Neural Inverse Rendering of an Indoor Scene from a Single Image
This addresses the challenge of comprehensive scene understanding for applications like augmented reality and robotics, though it is incremental as it builds on prior inverse rendering work.
The authors tackled the problem of jointly estimating albedo, normals, and lighting for indoor scenes from a single image, achieving state-of-the-art performance over methods that estimate only one or more attributes.
Inverse rendering aims to estimate physical attributes of a scene, e.g., reflectance, geometry, and lighting, from image(s). Inverse rendering has been studied primarily for single objects or with methods that solve for only one of the scene attributes.
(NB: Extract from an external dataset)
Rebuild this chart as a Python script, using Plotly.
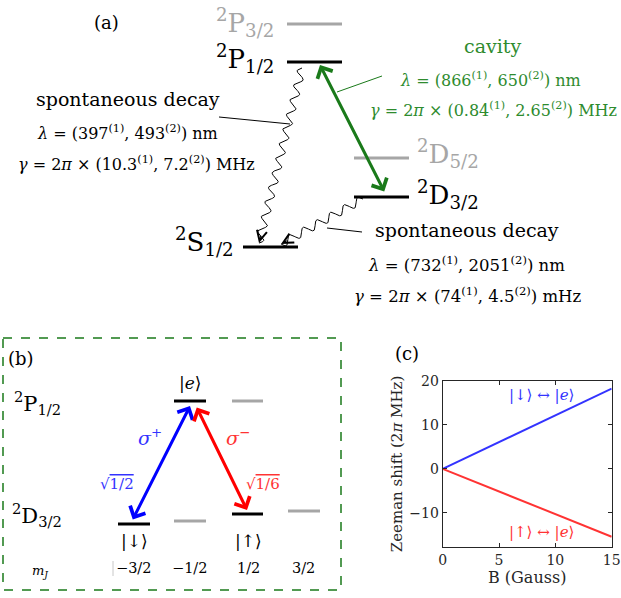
import numpy as np
import plotly.graph_objects as go

W, H = 621, 598
FONT = "'DejaVu Serif', 'Liberation Serif', serif"

# ---------------- data ----------------
B_gauss = [0, 15]
shift_down_e = [0, 18.2]     # |down> <-> |e>
shift_up_e = [0, -15.4]      # |up> <-> |e>
x_ticks = [0, 5, 10, 15]
y_ticks = [-10, 0, 10, 20]

levels_a = ["<sup>2</sup>P<sub>3/2</sub>", "<sup>2</sup>P<sub>1/2</sub>", "<sup>2</sup>S<sub>1/2</sub>",
            "<sup>2</sup>D<sub>5/2</sub>", "<sup>2</sup>D<sub>3/2</sub>"]
decay1_text = ["spontaneous decay",
               "<i>λ</i> = (397<sup>(1)</sup>, 493<sup>(2)</sup>) nm",
               "<i>γ</i> = 2<i>π</i> × (10.3<sup>(1)</sup>, 7.2<sup>(2)</sup>) MHz"]
cavity_text = ["cavity",
               "<i>λ</i> = (866<sup>(1)</sup>, 650<sup>(2)</sup>) nm",
               "<i>γ</i> = 2<i>π</i> × (0.84<sup>(1)</sup>, 2.65<sup>(2)</sup>) MHz"]
decay2_text = ["spontaneous decay",
               "<i>λ</i> = (732<sup>(1)</sup>, 2051<sup>(2)</sup>) nm",
               "<i>γ</i> = 2<i>π</i> × (74<sup>(1)</sup>, 4.5<sup>(2)</sup>) mHz"]
mj_labels = ["−3/2", "−1/2", "1/2", "3/2"]

BLACK = "#000000"
GRAY = "#a6a6a6"
GREEN = "#1a7a1a"
GREEN_T = "#2e8b2e"
BLUE = "#0000ff"
RED = "#ff0000"
BLUE_L = "#3333ff"
RED_L = "#ff3333"
AX = "#262626"

fig = go.Figure()
shapes = []
ann = []


def hline(x0, x1, y, color, width=3):
    shapes.append(dict(type="line", xref="x", yref="y", x0=x0, x1=x1, y0=y, y1=y,
                       line=dict(color=color, width=width)))


def seg(x0, y0, x1, y1, color, width=1):
    shapes.append(dict(type="line", xref="x", yref="y", x0=x0, x1=x1, y0=y0, y1=y1,
                       line=dict(color=color, width=width)))


def text(x, y, s, size, color=BLACK, xanchor="center", yanchor="middle", **kw):
    ann.append(dict(x=x, y=y, xref="x", yref="y", text=s, showarrow=False,
                    font=dict(family=FONT, size=size, color=color),
                    xanchor=xanchor, yanchor=yanchor, **kw))


def darrow(x0, y0, x1, y1, color, width=3, size=1.1):
    ann.append(dict(x=x1, y=y1, ax=x0, ay=y0, xref="x", yref="y", axref="x", ayref="y",
                    text="", showarrow=True, arrowhead=4, startarrowhead=4,
                    arrowside="end+start", arrowsize=size, startarrowsize=size,
                    arrowwidth=width, arrowcolor=color, standoff=0, startstandoff=0))


def wavy(x0, y0, x1, y1, n, amp):
    t = np.linspace(0, 1, 400)
    dx, dy = x1 - x0, y1 - y0
    L = np.hypot(dx, dy)
    nx, ny = -dy / L, dx / L
    w = amp * np.sin(2 * np.pi * n * t)
    xs = x0 + dx * t + nx * w
    ys = y0 + dy * t + ny * w
    fig.add_trace(go.Scatter(x=xs, y=ys, mode="lines", line=dict(color=BLACK, width=1),
                             hoverinfo="skip", showlegend=False, xaxis="x", yaxis="y"))
    ux, uy = dx / L, dy / L
    ann.append(dict(x=x1, y=y1, ax=x1 - ux * 9, ay=y1 - uy * 9, xref="x", yref="y",
                    axref="x", ayref="y", text="", showarrow=True, arrowhead=5,
                    arrowsize=2, arrowwidth=1, arrowcolor=BLACK, standoff=0))


# ---------------- panel (a) ----------------
text(106, 22, "(a)", 18)
hline(287, 342, 24, GRAY)
text(276, 22, levels_a[0], 26, GRAY, xanchor="right")
hline(287, 342, 62, BLACK)
text(276, 58, levels_a[1], 26, BLACK, xanchor="right")
hline(243, 298, 247, BLACK)
text(236, 241, levels_a[2], 26, BLACK, xanchor="right")
hline(354, 409, 158, GRAY)
text(415, 153, levels_a[3], 26, GRAY, xanchor="left")
hline(354, 409, 197, BLACK)
text(415, 194, levels_a[4], 26, BLACK, xanchor="left")

darrow(385, 193, 320, 65, GREEN, width=3, size=1.1)
seg(337, 92, 382, 76, GREEN, 1)
text(492, 46, cavity_text[0], 19, GREEN_T)
text(490, 79, cavity_text[1], 16, GREEN_T)
text(493, 109, cavity_text[2], 16, GREEN_T)

wavy(302, 68, 259, 243, 12, 4)
seg(219, 117, 290, 124, BLACK, 1)
text(128, 99, decay1_text[0], 19)
text(127, 132, decay1_text[1], 16)
text(136, 163, decay1_text[2], 16)

wavy(363, 199, 281, 244, 6, 4)
seg(327, 228, 362, 232, BLACK, 1)
text(467, 230, decay2_text[0], 19)
text(466, 264, decay2_text[1], 16.5)
text(467, 295, decay2_text[2], 16.5)

# ---------------- panel (b) ----------------
shapes.append(dict(type="rect", xref="x", yref="y", x0=3, x1=341, y0=338, y1=590,
                   line=dict(color=GREEN, width=1.5, dash="dash")))
text(21, 358, "(b)", 18)
text(37, 403, "<sup>2</sup>P<sub>1/2</sub>", 21)
text(37, 515, "<sup>2</sup>D<sub>3/2</sub>", 21)

hline(174, 206, 401, BLACK)
text(190, 383, "|<i>e</i>⟩", 17)
hline(232, 263, 401, GRAY)
hline(118, 150, 524, BLACK)
text(134, 541, "|↓⟩", 17)
hline(174, 206, 521, GRAY)
hline(232, 263, 514, BLACK)
text(248, 541, "|↑⟩", 17)
hline(288, 320, 511, GRAY)

text(40, 571, "<i>m<sub>J</sub></i>", 13)
seg(113, 561, 113, 576, "#c8c8c8", 1)
for xm, lab in zip([134, 190, 248, 303], mj_labels):
    text(xm, 568, lab, 14.5)

darrow(132, 521, 190, 406, BLUE, width=3, size=1.1)
darrow(196, 406, 247, 510, RED, width=3, size=1.1)
text(150, 437, "<i>σ</i><sup>+</sup>", 19, BLUE_L)
text(238, 437, "<i>σ</i><sup>−</sup>", 19, RED_L)
text(117, 484, "√<span style='text-decoration:overline'>1/2</span>", 15, BLUE_L)
text(263, 484, "√<span style='text-decoration:overline'>1/6</span>", 15, RED_L)

# ---------------- panel (c) ----------------
text(407, 353, "(c)", 18)
fig.add_trace(go.Scatter(x=B_gauss, y=shift_down_e, mode="lines", line=dict(color=BLUE_L, width=2),
                         xaxis="x2", yaxis="y2", showlegend=False))
fig.add_trace(go.Scatter(x=B_gauss, y=shift_up_e, mode="lines", line=dict(color=RED_L, width=2),
                         xaxis="x2", yaxis="y2", showlegend=False))
ann.append(dict(x=8.8, y=16.8, xref="x2", yref="y2", text="|↓⟩ ↔ |<i>e</i>⟩", showarrow=False,
                font=dict(family=FONT, size=15, color=BLUE_L)))
ann.append(dict(x=8.8, y=-14.3, xref="x2", yref="y2", text="|↑⟩ ↔ |<i>e</i>⟩", showarrow=False,
                font=dict(family=FONT, size=15, color=RED_L)))

x0p, x1p = 442.7, 611.7
y0p, y1p = 380.7, 547.3
fig.update_layout(
    width=W, height=H, margin=dict(l=0, r=0, t=0, b=0, autoexpand=False),
    paper_bgcolor="white", plot_bgcolor="rgba(0,0,0,0)",
    showlegend=False,
    xaxis=dict(domain=[0, 1], range=[0, W], visible=False, fixedrange=True, automargin=False),
    yaxis=dict(domain=[0, 1], range=[H, 0], visible=False, fixedrange=True, automargin=False),
    xaxis2=dict(domain=[x0p / W, x1p / W], range=[0, 15], anchor="y2", automargin=False,
                tickvals=x_ticks, ticks="inside", ticklen=4, tickcolor=AX,
                showline=True, linecolor=AX, linewidth=1, mirror="ticks",
                showgrid=False, zeroline=False, fixedrange=True,
                tickfont=dict(family=FONT, size=14, color=AX),
                title=dict(text="B (Gauss)", font=dict(family=FONT, size=16, color=AX), standoff=3)),
    yaxis2=dict(domain=[1 - y1p / H, 1 - y0p / H], range=[-17.8, 20], anchor="x2", automargin=False,
                tickvals=y_ticks, ticks="inside", ticklen=4, tickcolor=AX,
                showline=True, linecolor=AX, linewidth=1, mirror="ticks",
                showgrid=False, zeroline=False, fixedrange=True,
                tickfont=dict(family=FONT, size=14, color=AX),
                title=dict(text="Zeeman shift (2<i>π</i> MHz)", font=dict(family=FONT, size=15, color=AX), standoff=3)),
    shapes=shapes, annotations=ann,
)
fig.write_html("out.html", config={"displayModeBar": False},
               post_script="document.body.style.margin='0px';")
We propose the first learning-based approach that jointly estimates albedo, normals, and lighting of an indoor scene from a single image. Our key contribution is the Residual Appearance Renderer (RAR), which can be trained to synthesize complex appearance effects (e.g., inter-reflection, cast shadows, near-field illumination, and realistic shading), which would be neglected otherwise. This enables us to perform self-supervised learning on real data using a reconstruction loss, based on re-synthesizing the input image from the estimated components. We finetune with real data after pretraining with synthetic data. To this end, we use physically-based rendering to create a large-scale synthetic dataset, which is a significant improvement over prior datasets. Experimental results show that our approach outperforms state-of-the-art methods that estimate one or more scene attributes.